Dat is inderdaad zo, vandaar dat deze in het WEBSHOP forum staat :-)

----------


## JeroenE

> Dat is inderdaad zo, vandaar dat deze in het WEBSHOP forum staat :-)



Klanten van jullie klanten... hè, verdorie :P

----------


## NesCio01

> Natuurlijk is de inhoud van een presentatie,  lezing of toespraak het belangrijkst. Maar als de technische randvoorwaarden niet in orde zijn, kan de interessantste presentatie compleet in het water vallen. Wat zijn belangrijkste onderdelen voor licht en geluid? Waar op te letten?



Ik mis dan in de vraagstelling nog Vision.
Het gaat, mij niet enkel om de randvoorwaarden van licht en geluid,
maar mede ook van Vision, waarbij ik dan zeker denk aan:

- minstens een 26" meeleesmonitor (niets zo hinderlijk als een spreker die voorleest vanaf het kijkscherm.....
- goede pointer
- 2e MBP die meedraait als backup, zodat je direct kunt switchen
- gelet op vorige, een gedegen switcher
- synchronisatie audio/video (zeker als je streamt)

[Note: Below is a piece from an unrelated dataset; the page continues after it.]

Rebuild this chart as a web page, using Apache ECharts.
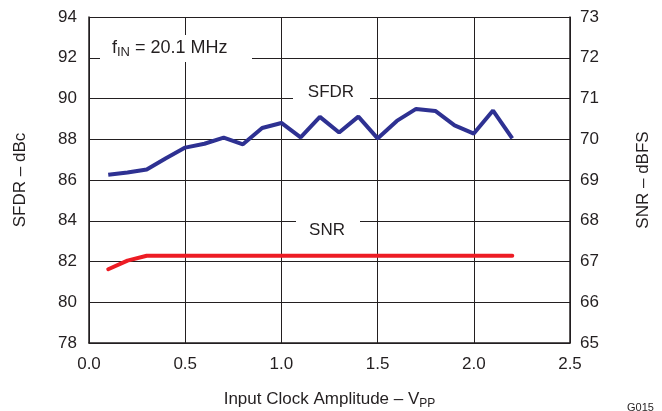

Als je werkt met autocue/teleprompter,..........





grtz

Nes

----------


## laserguy

Meeleesschermen zouden eigenlijk overbodig moeten zijn: het publiek kan immers onmogelijk diep begrijpen wat er staat én tegelijkertijd luisteren naar de spreker (aangetoond in een studie). Een goeie presentatie = een spreker die het woord doet (zonder af te lezen!) en het scherm gebruikt als visuele ondersteuning van het (deel)onderwerp. Dát is een professionele presentatie. Kijk maar naar de grote goeroe die helaas van ons heen is gegaan: Steve Jobs. ALS hij al eens tekst gebruikte (zeer zelden), dan stonden er nooit meer dan 4 woorden op het scherm omdat meer dan 4 woorden onthouden niet mogelijk is (sommige mensen halen er zelfs maar 3). Een presentatie met veel tekst of bulletpoints is dus waardeloos en tijdverlies.

----------